Once in the midst of the mountain range, at 2,600 meters above the sea level, we decided to have lunch in one of the stops on the side of the route. I suggest that you start with a plate of cream soup and then "plounge into" the menu of the day. You must remember that you are at a very high place and your body will feel the mountain temperature, consequently, you must feed it with calories. Ackon Cahuak, the Stone Sentry
Later, we went to Puente del Inca, an attractive calcareous ochre formation over Las Cuevas River which has thermal waters. In 1965, the hotel installations that used them were destroyed by an avalanche leaving just the remains. Native people say that these waters have healing properties due to the great amount of sulfur they contain.
“Let's go to the Aconcagua vantage point”, said the guide and , almost automatically, we all obeid. It was time to go on.
Among all the marvels you can find in Argentina, one of the most imposing ones is the Aconcagua
which gained its nickname : "Sentry of America" due to its 6,962 meters that make it the highest mountain of the continent. The Provincial Park protecting it is also very important , with Los Horcones Lagoon inside of it which shows the entrance to the Reserve of 75 thousand hectares.

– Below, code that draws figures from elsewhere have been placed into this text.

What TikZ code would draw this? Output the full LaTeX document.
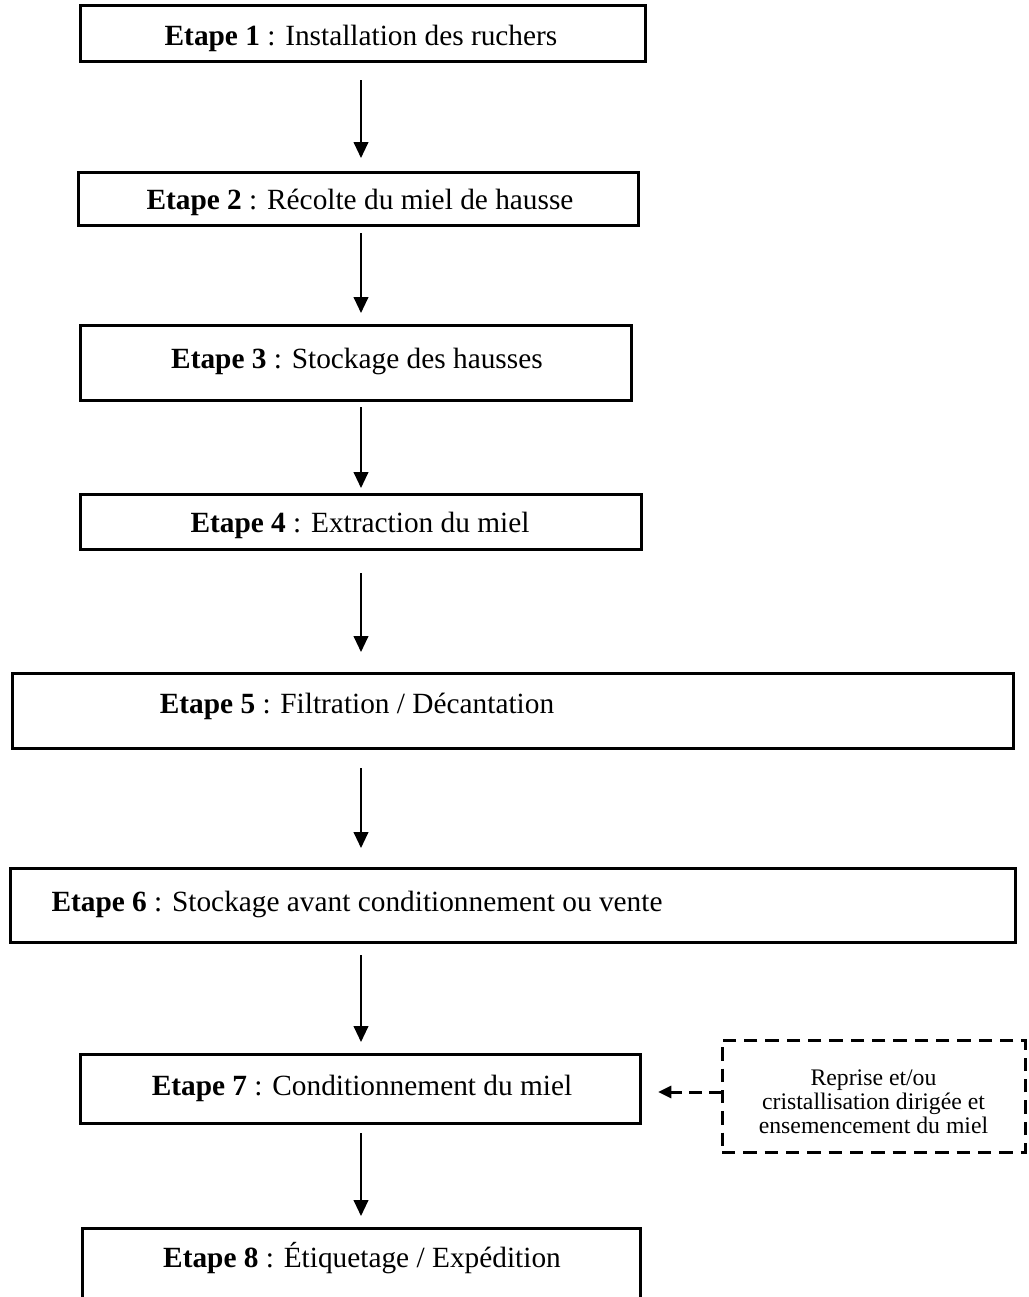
\documentclass[tikz,border=0pt]{standalone}
\usepackage{fontspec}
\setmainfont{Liberation Serif}
\usetikzlibrary{arrows.meta}
\begin{document}
\begin{tikzpicture}[x=0.75pt,y=-0.75pt,
 stepbox/.style={draw, line width=2.25pt, inner sep=0pt, outer sep=0pt, anchor=north west},
 steptext/.style={anchor=base, inner sep=0pt, font=\fontsize{22}{26}\selectfont},
 flow/.style={line width=1.5pt, -{Triangle[length=12pt,width=11pt]}},
 notebox/.style={draw, dash pattern=on 10pt off 6pt, line width=2.25pt, inner sep=0pt, outer sep=0pt,
   minimum width=227.25pt, minimum height=84pt},
 notetext/.style={inner sep=0pt, align=center, font=\fontsize{17.8}{18}\selectfont},
 dflow/.style={line width=2.25pt, dash pattern=on 10pt off 5pt, -{Triangle[length=10pt,width=9pt]}}
]
\useasboundingbox (0,0) rectangle (1029,1297);
\fill[white] (0,0) rectangle (1029,1297);

% boxes
\node[stepbox, minimum width=423.75pt, minimum height=42pt]    (b1) at (80,5) {};
\node[stepbox, minimum width=420pt,    minimum height=39.75pt] (b2) at (78,172) {};
\node[stepbox, minimum width=413.25pt, minimum height=56.25pt] (b3) at (80,325) {};
\node[stepbox, minimum width=420.75pt, minimum height=41.25pt] (b4) at (80,494) {};
\node[stepbox, minimum width=750.75pt, minimum height=56.25pt] (b5) at (12,673) {};
\node[stepbox, minimum width=753.75pt, minimum height=55.5pt]  (b6) at (10,868) {};
\node[stepbox, minimum width=420pt,    minimum height=51.75pt] (b7) at (80,1054) {};
\node[stepbox, minimum width=418.5pt,  minimum height=90pt]    (b8) at (82,1228) {};

% texts
\node[steptext] (t1) at (361,45)   {\textbf{Etape 1} : Installation des ruchers};
\node[steptext] (t2) at (360,209)  {\textbf{Etape 2} : Récolte du miel de hausse};
\node[steptext] (t3) at (357,368)  {\textbf{Etape 3} : Stockage des hausses};
\node[steptext] (t4) at (360,532)  {\textbf{Etape 4} : Extraction du miel};
\node[steptext] (t5) at (357,713)  {\textbf{Etape 5} : Filtration / Décantation};
\node[steptext] (t6) at (357,911)  {\textbf{Etape 6} : Stockage avant conditionnement ou vente};
\node[steptext] (t7) at (362,1095) {\textbf{Etape 7} : Conditionnement du miel};
\node[steptext] (t8) at (362,1267) {\textbf{Etape 8} : Étiquetage / Expédition};

% side note
\node[notebox] (d) at (873.5,1096) {};
\node[notetext] (dt) at (873.5,1102) {Reprise et/ou\\cristallisation dirigée et\\ensemencement du miel};

% flow arrows
\coordinate (ax) at (361,0);
\draw[flow, shorten <=14.25pt, shorten >=10.5pt] (b1.south -| ax) -- (b2.north -| ax);
\draw[flow, shorten <=6pt,     shorten >=9pt]    (b2.south -| ax) -- (b3.north -| ax);
\draw[flow, shorten <=5.25pt,  shorten >=4.5pt]  (b3.south -| ax) -- (b4.north -| ax);
\draw[flow, shorten <=18pt,    shorten >=15.75pt](b4.south -| ax) -- (b5.north -| ax);
\draw[flow, shorten <=15pt,    shorten >=15pt]   (b5.south -| ax) -- (b6.north -| ax);
\draw[flow, shorten <=9.75pt,  shorten >=9pt]    (b6.south -| ax) -- (b7.north -| ax);
\draw[flow, shorten <=7.5pt,   shorten >=9pt]    (b7.south -| ax) -- (b8.north -| ax);

\draw[dflow, shorten >=13.5pt] ([yshift=3pt]d.west) -- ([yshift=3pt]d.west -| b7.east);
\end{tikzpicture}
\end{document}
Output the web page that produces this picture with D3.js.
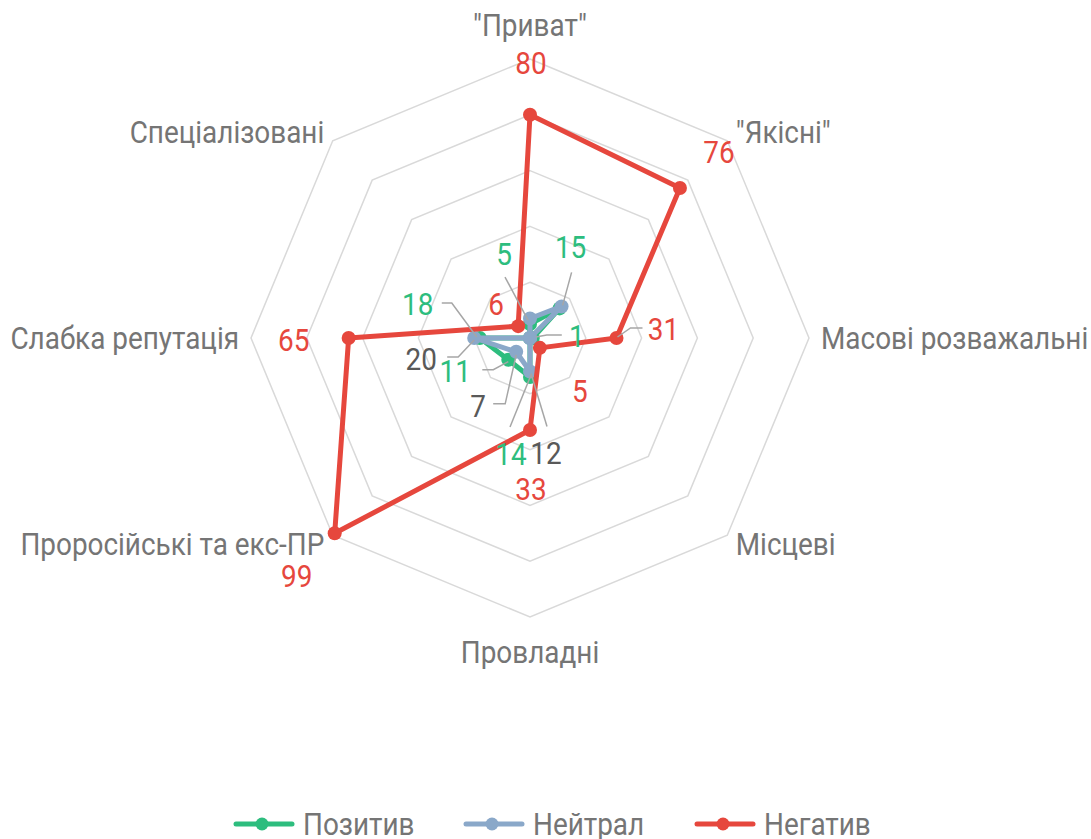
<!DOCTYPE html>
<html>
<head>
<meta charset="utf-8">
<script src="https://cdn.jsdelivr.net/npm/d3@7/dist/d3.min.js"></script>
<style>
  body { margin: 0; background: #fff; }
  text { font-family: Roboto, "Open Sans", sans-serif; font-size: 31px; }
</style>
</head>
<body>
<script>
var categories = ['"Приват"', '"Якісні"', 'Масові розважальні', 'Місцеві', 'Провладні', 'Проросійські та екс-ПР', 'Слабка репутація', 'Спеціалізовані']
var seriesNames = ['Позитив', 'Нейтрал', 'Негатив']
var positive = [5, 15, 1, 0, 14, 11, 18, 0]
var neutral = [7, 16, 0, 0, 12, 7, 20, 0]
var negative = [80, 76, 31, 5, 33, 99, 65, 6]
var ringValues = [20, 40, 60, 80, 100]

// label layout: [dx, dy] of text (centre, baseline) from the point, then leader polyline offsets
var positiveLabels = [
    [-26, -59, [[-25, -47], [-2, -4]]],
    [11, -50, [[12, -36], [3, -3]]],
    [44, 9, [[29, -3], [14, -3], [3, -1]]],
    null,
    [-19, 88, [[-20, 50], [1, -2]]],
    [-53, 22, [[-26, 10], [-15, 10], [0, 2]]],
    [-62, -23, [[-38, -35], [-28, -35], [-3, -1]]],
    null
]
var neutralLabels = [
    null, null, null, null,
    [16, 93, [[17, 55], [1, 2]]],
    [-38, 65, [[-23, 52], [-11, 52], [0, 3]]],
    [-53, 32, [[-27, 19], [-16, 19], [0, 2]]],
    null
]
var negativeLabels = [
    [1, -41], [39, -25],
    [47, 2, [[26, -10], [14, -10], [1, -1]]],
    [40, 54], [1, 70], [-38, 54], [-55, 13], [-22, -11]
]

var colors = ['#2dbd7e', '#8aa8c9', '#e6473d']
var labelColors = ['#2dbd7e', '#595959', '#e6473d']
var textGray = '#757575'
var squeeze = 0.9   // narrow the face to match the condensed look

var width = 1091, height = 839
var cx = 530, cy = 338, R = 279

var svg = d3.select('body').append('svg')
    .attr('width', width)
    .attr('height', height)

var r = d3.scaleLinear().domain([0, 100]).range([0, R])
var angle = d3.scaleLinear().domain([0, categories.length]).range([0, 2 * Math.PI])

function px(i, v) { return cx + r(v) * Math.sin(angle(i)) }
function py(i, v) { return cy - r(v) * Math.cos(angle(i)) }

function addText(g, x, y, str, anchor, color) {
    return g.append('g')
        .attr('transform', 'translate(' + x + ',' + y + ') scale(' + squeeze + ',1)')
        .append('text')
        .attr('text-anchor', anchor)
        .attr('fill', color)
        .text(str)
}

// grid
var grid = svg.append('g').attr('transform', 'translate(' + cx + ',' + cy + ')')
var ringLine = d3.lineRadial()
    .angle(function (d, i) { return angle(i) })
    .radius(function (d) { return r(d) })
    .curve(d3.curveLinearClosed)

grid.selectAll('path')
    .data(ringValues)
    .enter().append('path')
    .attr('d', function (v) { return ringLine(categories.map(function () { return v })) })
    .attr('fill', 'none')
    .attr('stroke', '#d9d9d9')
    .attr('stroke-width', 1.5)

// category labels
var catG = svg.append('g')
categories.forEach(function (c, i) {
    var a = angle(i)
    var s = Math.sin(a), co = Math.cos(a)
    var x = cx + (R + 12) * s
    var y = cy - (R + 12) * co
    var anchor = Math.abs(s) < 0.1 ? 'middle' : (s > 0 ? 'start' : 'end')
    var base
    if (co > 0.9) base = y - 11
    else if (co < -0.9) base = y + 34
    else base = y + 11
    addText(catG, x, base, c, anchor, textGray)
})

// series
var allSeries = [positive, neutral, negative]
var allLabels = [positiveLabels, neutralLabels, negativeLabels]

var seriesLine = d3.lineRadial()
    .angle(function (d, i) { return angle(i) })
    .radius(function (d) { return r(d) })
    .curve(d3.curveLinearClosed)

var plot = svg.append('g')
allSeries.forEach(function (vals, s) {
    var g = plot.append('g')
    g.append('path')
        .attr('transform', 'translate(' + cx + ',' + cy + ')')
        .attr('d', seriesLine(vals))
        .attr('fill', 'none')
        .attr('stroke', colors[s])
        .attr('stroke-width', 5)
        .attr('stroke-linejoin', 'round')
    g.selectAll('circle')
        .data(vals)
        .enter().append('circle')
        .attr('cx', function (d, i) { return px(i, d) })
        .attr('cy', function (d, i) { return py(i, d) })
        .attr('r', 7)
        .attr('fill', colors[s])
})

// leaders first, then value labels
var leaderG = svg.append('g')
var valueG = svg.append('g')
allSeries.forEach(function (vals, s) {
    vals.forEach(function (v, i) {
        var lab = allLabels[s][i]
        if (!lab) return
        var x0 = px(i, v), y0 = py(i, v)
        if (lab[2]) {
            leaderG.append('polyline')
                .attr('points', lab[2].map(function (p) { return (x0 + p[0]) + ',' + (y0 + p[1]) }).join(' '))
                .attr('fill', 'none')
                .attr('stroke', '#a6a6a6')
                .attr('stroke-width', 1.5)
        }
        addText(valueG, x0 + lab[0], y0 + lab[1], v, 'middle', labelColors[s])
    })
})

// legend
var legendX = [236, 466, 697]
var legendY = 824
var legend = svg.append('g')
seriesNames.forEach(function (n, s) {
    var x = legendX[s]
    legend.append('line')
        .attr('x1', x).attr('x2', x + 56)
        .attr('y1', legendY).attr('y2', legendY)
        .attr('stroke', colors[s])
        .attr('stroke-width', 5)
        .attr('stroke-linecap', 'round')
    legend.append('circle')
        .attr('cx', x + 26).attr('cy', legendY)
        .attr('r', 6.5)
        .attr('fill', colors[s])
    addText(legend, x + 67, legendY + 11, n, 'start', textGray)
})
</script>
</body>
</html>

Observing the Aconcagua from the vantage point made me think of the triviality that man is in this world. It's really striking. Its top covered by eternal snow which waits to be conquered by Andinists coming from different cardinal points brought that phrase to my mind that reads " getting to the top of a mountain is the best homage to freedom that you can pay to yourself".
A snow avalanche prevented us from getting to the top of Santa Elena Hill where the statue of "Christ, the Redeemer" is situated, at 4,200 meters above the sea level, in the frontier with Chile. That's why, we decided to return, get to Las Cuevas and, at least, see the International Tunnel which is 3,300 meters long and crosses the milenary Andes Range - the one which at a moment in history was no hindrance for a great man to cross it with his army and reach the goal of providing Chile and Perú with their Independence.
We returned to the city happy because of the time we had shared together and the unforgettable landscapes discovered during the day. What's more, something had changed on the faces of the travelling companions- they still had in their bright eyes the challenging shape of the Aconcagua.